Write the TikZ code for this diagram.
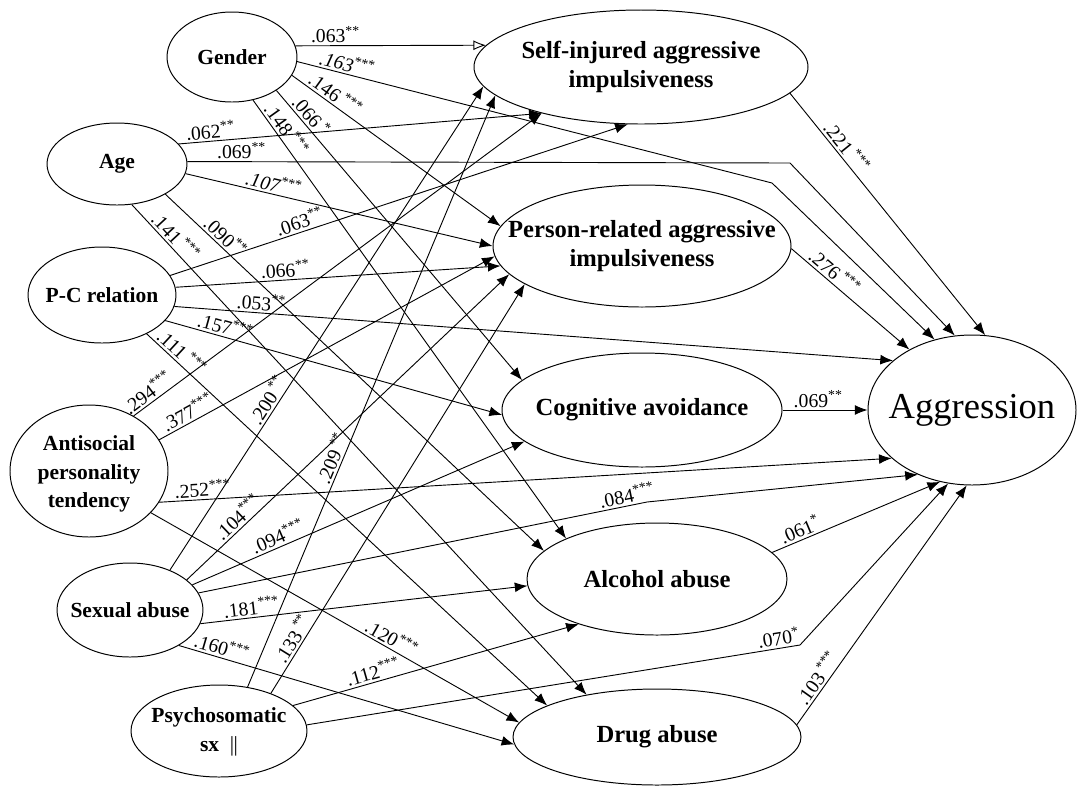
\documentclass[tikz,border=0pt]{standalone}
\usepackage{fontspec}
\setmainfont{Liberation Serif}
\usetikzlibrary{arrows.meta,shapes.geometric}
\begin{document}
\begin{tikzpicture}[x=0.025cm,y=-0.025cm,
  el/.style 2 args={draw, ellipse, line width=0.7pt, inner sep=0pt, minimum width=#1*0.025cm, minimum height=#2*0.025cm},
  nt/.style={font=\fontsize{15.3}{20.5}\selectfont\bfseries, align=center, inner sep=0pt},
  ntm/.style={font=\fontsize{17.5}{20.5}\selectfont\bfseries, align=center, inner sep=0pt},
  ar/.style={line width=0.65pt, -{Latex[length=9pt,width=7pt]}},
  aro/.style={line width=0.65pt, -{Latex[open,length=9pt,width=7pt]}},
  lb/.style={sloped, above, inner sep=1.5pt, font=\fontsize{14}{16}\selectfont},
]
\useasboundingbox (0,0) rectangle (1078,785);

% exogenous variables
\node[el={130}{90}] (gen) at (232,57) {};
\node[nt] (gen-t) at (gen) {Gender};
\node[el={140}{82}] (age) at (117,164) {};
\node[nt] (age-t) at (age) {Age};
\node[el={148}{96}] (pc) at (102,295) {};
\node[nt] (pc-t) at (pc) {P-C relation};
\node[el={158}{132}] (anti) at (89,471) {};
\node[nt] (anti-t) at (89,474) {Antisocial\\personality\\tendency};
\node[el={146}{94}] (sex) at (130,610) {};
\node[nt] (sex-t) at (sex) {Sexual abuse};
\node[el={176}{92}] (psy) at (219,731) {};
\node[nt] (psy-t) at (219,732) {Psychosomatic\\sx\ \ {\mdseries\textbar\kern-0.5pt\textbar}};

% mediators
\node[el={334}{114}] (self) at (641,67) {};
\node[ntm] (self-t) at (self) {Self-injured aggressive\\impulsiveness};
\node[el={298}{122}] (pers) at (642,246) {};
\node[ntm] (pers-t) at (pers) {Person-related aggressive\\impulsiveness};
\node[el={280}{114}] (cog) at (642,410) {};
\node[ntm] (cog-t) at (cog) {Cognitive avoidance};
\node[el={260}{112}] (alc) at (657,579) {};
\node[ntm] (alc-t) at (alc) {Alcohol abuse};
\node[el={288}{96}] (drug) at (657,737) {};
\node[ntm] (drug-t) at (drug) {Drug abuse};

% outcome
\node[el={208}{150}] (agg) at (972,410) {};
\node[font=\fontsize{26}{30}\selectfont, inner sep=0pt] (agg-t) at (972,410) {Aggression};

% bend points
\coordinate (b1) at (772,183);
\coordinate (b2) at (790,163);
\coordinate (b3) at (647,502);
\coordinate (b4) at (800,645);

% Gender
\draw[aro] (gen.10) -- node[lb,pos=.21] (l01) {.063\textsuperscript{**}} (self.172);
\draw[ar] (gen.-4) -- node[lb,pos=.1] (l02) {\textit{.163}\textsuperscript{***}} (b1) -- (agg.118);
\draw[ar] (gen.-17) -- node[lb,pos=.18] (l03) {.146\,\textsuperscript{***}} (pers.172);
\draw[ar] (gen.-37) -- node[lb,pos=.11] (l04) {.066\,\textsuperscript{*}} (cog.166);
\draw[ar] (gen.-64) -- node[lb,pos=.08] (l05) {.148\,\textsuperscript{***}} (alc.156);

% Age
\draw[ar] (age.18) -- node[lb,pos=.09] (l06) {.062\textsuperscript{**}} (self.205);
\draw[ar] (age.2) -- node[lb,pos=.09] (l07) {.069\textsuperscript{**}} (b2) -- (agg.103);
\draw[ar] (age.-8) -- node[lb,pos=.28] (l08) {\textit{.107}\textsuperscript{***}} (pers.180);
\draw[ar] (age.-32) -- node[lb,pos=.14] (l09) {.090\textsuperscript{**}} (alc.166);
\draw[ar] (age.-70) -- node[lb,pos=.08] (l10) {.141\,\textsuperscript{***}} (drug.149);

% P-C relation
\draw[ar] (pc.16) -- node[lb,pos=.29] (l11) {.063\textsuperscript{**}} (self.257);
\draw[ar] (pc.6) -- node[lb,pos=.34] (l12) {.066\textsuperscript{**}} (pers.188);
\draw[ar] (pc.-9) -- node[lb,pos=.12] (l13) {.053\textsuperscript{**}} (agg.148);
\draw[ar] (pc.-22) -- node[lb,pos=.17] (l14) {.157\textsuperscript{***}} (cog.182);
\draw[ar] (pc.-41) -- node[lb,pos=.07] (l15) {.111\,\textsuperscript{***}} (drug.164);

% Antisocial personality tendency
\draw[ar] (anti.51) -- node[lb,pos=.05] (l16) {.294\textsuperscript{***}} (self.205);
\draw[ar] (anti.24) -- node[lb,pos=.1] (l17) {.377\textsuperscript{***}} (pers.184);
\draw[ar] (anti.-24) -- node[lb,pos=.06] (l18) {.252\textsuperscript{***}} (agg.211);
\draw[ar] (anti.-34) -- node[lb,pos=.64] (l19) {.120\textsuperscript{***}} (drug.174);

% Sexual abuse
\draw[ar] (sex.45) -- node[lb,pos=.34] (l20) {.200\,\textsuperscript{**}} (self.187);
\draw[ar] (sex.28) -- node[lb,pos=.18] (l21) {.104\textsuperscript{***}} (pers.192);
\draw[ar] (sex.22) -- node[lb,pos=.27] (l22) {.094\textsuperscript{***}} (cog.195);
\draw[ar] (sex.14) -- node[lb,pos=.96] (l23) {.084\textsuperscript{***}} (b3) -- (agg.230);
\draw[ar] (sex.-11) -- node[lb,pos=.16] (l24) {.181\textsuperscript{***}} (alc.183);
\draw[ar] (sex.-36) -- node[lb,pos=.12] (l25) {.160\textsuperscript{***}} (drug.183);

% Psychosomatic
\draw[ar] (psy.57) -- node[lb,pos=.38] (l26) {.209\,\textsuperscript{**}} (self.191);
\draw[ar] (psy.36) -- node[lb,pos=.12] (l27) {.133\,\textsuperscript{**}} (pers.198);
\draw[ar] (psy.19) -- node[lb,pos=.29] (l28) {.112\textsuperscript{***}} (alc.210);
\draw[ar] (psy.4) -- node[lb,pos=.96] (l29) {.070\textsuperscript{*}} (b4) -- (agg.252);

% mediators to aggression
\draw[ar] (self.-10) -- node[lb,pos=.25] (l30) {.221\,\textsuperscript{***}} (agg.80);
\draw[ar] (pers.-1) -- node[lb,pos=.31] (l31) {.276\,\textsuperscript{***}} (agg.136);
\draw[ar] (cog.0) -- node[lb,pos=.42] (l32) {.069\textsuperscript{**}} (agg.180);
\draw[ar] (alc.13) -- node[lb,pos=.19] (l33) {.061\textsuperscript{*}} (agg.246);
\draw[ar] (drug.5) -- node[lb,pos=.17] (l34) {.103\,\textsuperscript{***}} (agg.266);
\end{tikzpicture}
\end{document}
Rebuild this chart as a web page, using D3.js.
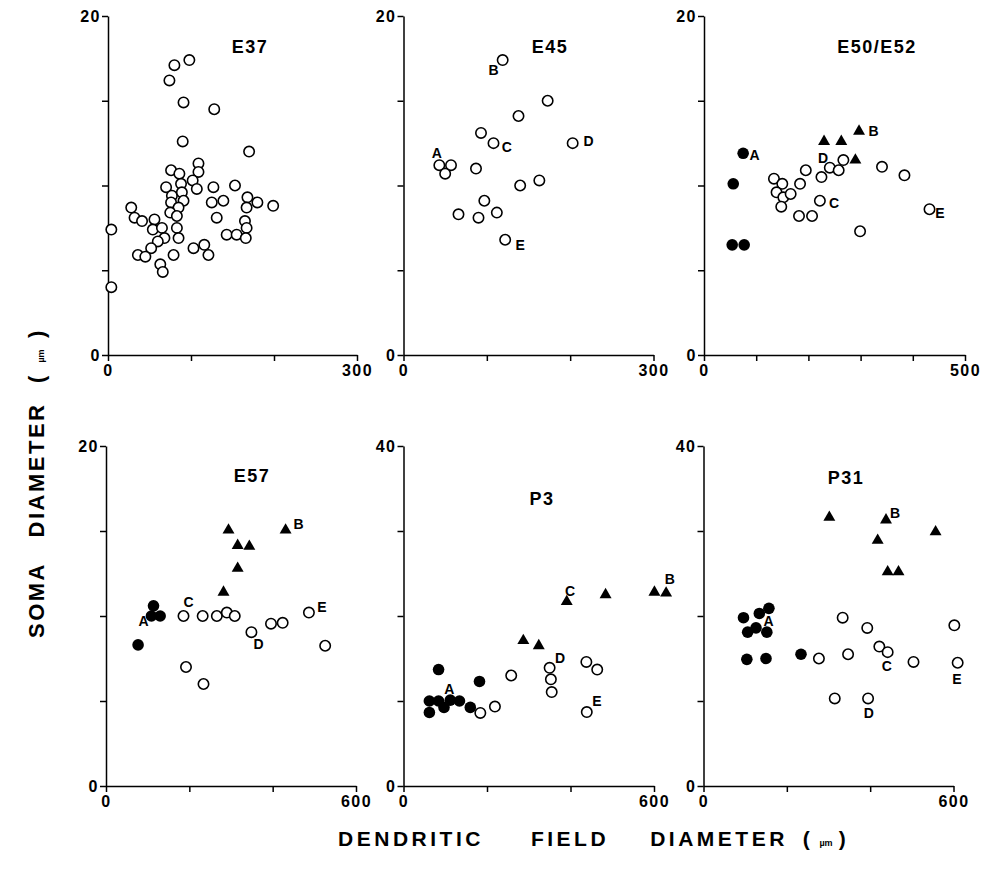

===

Write out every line of the preceding listing that contains "this".

> **Solution**
Write the TikZ code for this diagram.
Rebuild this chart as a web page, using D3.js.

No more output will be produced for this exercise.